REPUBLIKA.CO.ID, JAKARTA-- Otoritas Jasa Keuangan (OJK) mendorong Badan Perkreditan Rakyat (BPR) untuk mendigitalisasi layanan jasa keuangan. Langkah ini perlu dilakukan agar BPR tidak ditinggalkan oleh para nasabahnya.
Deputi Komisioner OJK Institute dan Keuangan Digital Sukarela Batunanggar mengatakan saat ini sekitar lima sampai sepuluh persen BPR yang menggunakan layanan transaksi secara elektronik. “Jika bank umum banyak melakukan penutupan kantor cabang, sebaliknya jumlah kantor cabang BPR masih tetap ada. Hal ini karena BPR belum mampu optimal dan efektif melakukan transaksi secara digital,” ujarnya kepada wartawan, Kamis (10/9).
Menurutnya sejak 2012 jumlah penutupan kantor cabang bank umum mengalami peningkatan. Sedangkan jumlah pembukaan ATM BPR semakin menurun.
“Saat ini banyak bank umum melakukan transaksi secara elektronik mengikuti tuntunan kebutuhan nasabah. Ada sekitar 70-80 persen transaksi bank umum dilakukan secara elektronik,” ucapnya.

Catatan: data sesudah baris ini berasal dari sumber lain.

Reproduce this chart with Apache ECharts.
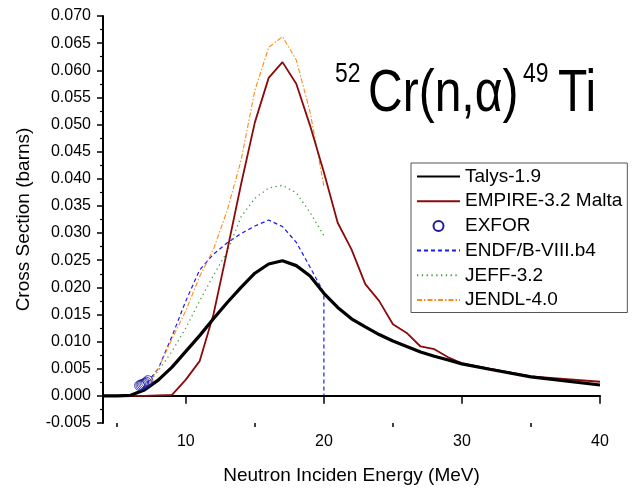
<!DOCTYPE html>
<html>
<head>
<meta charset="utf-8">
<script src="https://cdn.jsdelivr.net/npm/echarts@6/dist/echarts.min.js"></script>
<style>
html,body{margin:0;padding:0;background:#fff;}
#chart{width:642px;height:490px;}
</style>
</head>
<body>
<div id="chart"></div>
<script>
// ---- Data ----
const seriesNames = ['Talys-1.9', 'EMPIRE-3.2 Malta', 'EXFOR', 'ENDF/B-VIII.b4', 'JEFF-3.2', 'JENDL-4.0'];

const talysE = [4, 5, 6, 7, 8, 9, 10, 11, 12, 13, 14, 15, 16, 17, 18, 19, 20, 21, 22, 23, 24, 25, 26, 27, 28, 29, 30, 32, 35, 40];
const talysV = [0, 0, 0.0001, 0.0011, 0.0029, 0.0053, 0.0082, 0.0111, 0.0142, 0.0172, 0.0200, 0.0226, 0.0243, 0.0249, 0.0240, 0.0221, 0.0189, 0.0163, 0.0142, 0.0127, 0.0113, 0.0101, 0.0091, 0.0081, 0.0073, 0.0066, 0.0059, 0.0049, 0.0035, 0.0020];

const empireE = [4, 5, 6, 7, 8, 9, 10, 11, 12, 13, 14, 15, 16, 17, 18, 19, 20, 21, 22, 23, 24, 25, 26, 27, 28, 29, 30, 35, 40];
const empireV = [0, 0, 0, 0, 0.0001, 0.0002, 0.003, 0.0064, 0.0150, 0.0268, 0.0390, 0.0504, 0.0586, 0.0615, 0.0575, 0.0498, 0.0412, 0.0319, 0.0270, 0.0206, 0.0175, 0.0132, 0.0116, 0.0091, 0.0086, 0.0071, 0.0060, 0.0036, 0.0026];

const exforE = [6.65, 6.75, 6.85, 6.95, 7.05, 7.15, 7.25];
const exforV = [0.0019, 0.0020, 0.0021, 0.0022, 0.0023, 0.0025, 0.0028];

const endfE = [4, 5, 6, 6.5, 7, 8, 9, 10, 11, 12, 13, 14, 15, 16, 17, 18, 19, 20, 20];
const endfV = [0, 0, 0.0001, 0.0004, 0.0018, 0.0050, 0.0110, 0.0175, 0.0232, 0.0261, 0.0282, 0.0299, 0.0313, 0.0324, 0.0312, 0.0283, 0.0237, 0.0190, 0];

const jeffE = [4, 5, 6, 7, 8, 9, 10, 11, 12, 13, 14, 15, 16, 17, 18, 19, 20];
const jeffV = [0, 0, 0.0001, 0.0014, 0.0046, 0.0082, 0.0125, 0.0175, 0.0222, 0.0266, 0.0330, 0.0364, 0.0383, 0.0388, 0.0374, 0.0338, 0.0295];

const jendlE = [4, 5, 6, 7, 8, 9, 10, 11, 12, 13, 14, 15, 16, 17, 18, 19, 20];
const jendlV = [0, 0, 0.0001, 0.0012, 0.0050, 0.0105, 0.0157, 0.0220, 0.0270, 0.0342, 0.0434, 0.0563, 0.0642, 0.0662, 0.0619, 0.0523, 0.0387];

const xMajorTicks = [10, 20, 30, 40];
const xMinorTicks = [5, 15, 25, 35];

const pairs = (xs, ys) => xs.map((x, i) => [x, ys[i]]);

const chart = echarts.init(document.getElementById('chart'), null, {renderer: 'canvas'});
const FONT = 'Liberation Sans, Arial, sans-serif';
const EXFOR_BLUE = '#1c1c9e';

const option = {
  animation: false,
  backgroundColor: '#fff',
  textStyle: {fontFamily: FONT, color: '#000'},
  grid: {left: 103, right: 42, top: 16, bottom: 66.5, containLabel: false},
  xAxis: [{
    type: 'value', min: 4, max: 40,
    name: 'Neutron Inciden Energy (MeV)', nameLocation: 'middle', nameGap: 43,
    nameTextStyle: {fontSize: 19, color: '#000', fontFamily: FONT},
    axisLine: {show: true, lineStyle: {color: '#000', width: 2}},
    axisTick: {show: true, length: 8, lineStyle: {color: '#000', width: 1.5}, customValues: xMajorTicks},
    axisLabel: {fontSize: 16, color: '#000', margin: 11, fontFamily: FONT, customValues: xMajorTicks},
    splitLine: {show: false}
  }, {
    type: 'value', min: 4, max: 40, gridIndex: 0, position: 'bottom',
    axisLine: {show: false},
    axisTick: {show: true, length: 4, lineStyle: {color: '#000', width: 1.5}, customValues: xMinorTicks},
    axisLabel: {show: false},
    splitLine: {show: false}
  }],
  yAxis: {
    type: 'value', min: -0.005, max: 0.07, interval: 0.005,
    name: 'Cross Section (barns)', nameLocation: 'middle', nameGap: 70,
    nameTextStyle: {fontSize: 19, color: '#000', fontFamily: FONT},
    axisLine: {show: true, lineStyle: {color: '#000', width: 2}},
    axisTick: {show: true, length: 6, lineStyle: {color: '#000', width: 1.5}},
    minorTick: {show: true, splitNumber: 2, length: 3, lineStyle: {color: '#000', width: 1.2}},
    axisLabel: {fontSize: 16, color: '#000', margin: 12, fontFamily: FONT,
      formatter: v => v.toFixed(3)},
    splitLine: {show: false}
  },
  legend: {
    orient: 'vertical', left: 411, top: 163,
    padding: [4, 5, 3, 5],
    itemWidth: 43, itemHeight: 10, itemGap: 5.7,
    backgroundColor: '#fff', borderColor: '#555', borderWidth: 1,
    textStyle: {fontSize: 19, color: '#000', fontFamily: FONT, lineHeight: 19},
    itemStyle: {opacity: 0},
    data: seriesNames.map(n => n === 'EXFOR'
      ? {name: n, icon: 'emptyCircle', itemStyle: {opacity: 1, color: EXFOR_BLUE, borderColor: EXFOR_BLUE, borderWidth: 1}}
      : {name: n})
  },
  series: [
    {name: seriesNames[1], type: 'line', data: pairs(empireE, empireV), symbol: 'none',
      lineStyle: {color: '#8B0A0A', width: 1.8}, itemStyle: {color: '#8B0A0A'}, z: 3},
    {name: seriesNames[3], type: 'line', data: pairs(endfE, endfV), symbol: 'none',
      lineStyle: {color: '#1a1aff', width: 1.2, type: [4, 3]}, itemStyle: {color: '#1a1aff'}, z: 2},
    {name: seriesNames[4], type: 'line', data: pairs(jeffE, jeffV), symbol: 'none',
      lineStyle: {color: '#3f9f3f', width: 1.3, type: [1.3, 3.5]}, itemStyle: {color: '#3f9f3f'}, z: 2},
    {name: seriesNames[5], type: 'line', data: pairs(jendlE, jendlV), symbol: 'none',
      lineStyle: {color: '#ff8a1a', width: 1.1, type: [5, 2, 1.5, 2]}, itemStyle: {color: '#ff8a1a'}, z: 2},
    {name: seriesNames[0], type: 'line', data: pairs(talysE, talysV), symbol: 'none',
      lineStyle: {color: '#000', width: 3.2}, itemStyle: {color: '#000'}, z: 4},
    {name: seriesNames[2], type: 'scatter', data: pairs(exforE, exforV), symbol: 'circle', symbolSize: 10,
      itemStyle: {color: 'rgba(0,0,0,0)', borderColor: EXFOR_BLUE, borderWidth: 1}, z: 5}
  ],
  graphic: [
    {type: 'text', x: 335, y: 75, scaleX: 0.85, style: {text: '52', fontSize: 27, fontFamily: FONT, fill: '#000', verticalAlign: 'middle', align: 'left'}},
    {type: 'text', x: 368, y: 94, scaleX: 0.8, style: {text: 'Cr(n,α)', fontSize: 60, fontFamily: FONT, fill: '#000', verticalAlign: 'middle', align: 'left'}},
    {type: 'text', x: 523, y: 75, scaleX: 0.85, style: {text: '49', fontSize: 27, fontFamily: FONT, fill: '#000', verticalAlign: 'middle', align: 'left'}},
    {type: 'text', x: 558, y: 94, scaleX: 0.8, style: {text: 'Ti', fontSize: 60, fontFamily: FONT, fill: '#000', verticalAlign: 'middle', align: 'left'}}
  ]
};
chart.setOption(option);
</script>
</body>
</html>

Secara kinerja, menurutnya perkembangan BPR meningkat dari tahun ke tahun. Namun, dalam waktu yang cukup panjang, perkembangan kinerja BPR cenderung stagnan.
"Semestinya ini menjadi pertimbangan bagaimana agar tidak stagnan. Tentu saja perlu ada perubahan pada bisnis model dan proses bisnisnya," ucapnya.
Menurutnya kehadiran BPR yang terkonsentrasi di Jawa Barat, Jawa Tengah, Jawa Timur, dan Bali menjadi tantangan di tengah BPR yang belum optimal dalam layanan digital.
“Pada era digitalisasi, ini tidak efektif. Selain biaya besar, disisi lain banyak nasabah yang sudah lebih teredukasi dan memiliki kebutuhan yang sudah lebih luas akan berpindah ke fintech, peer to peer, maupun payment," ucapnya.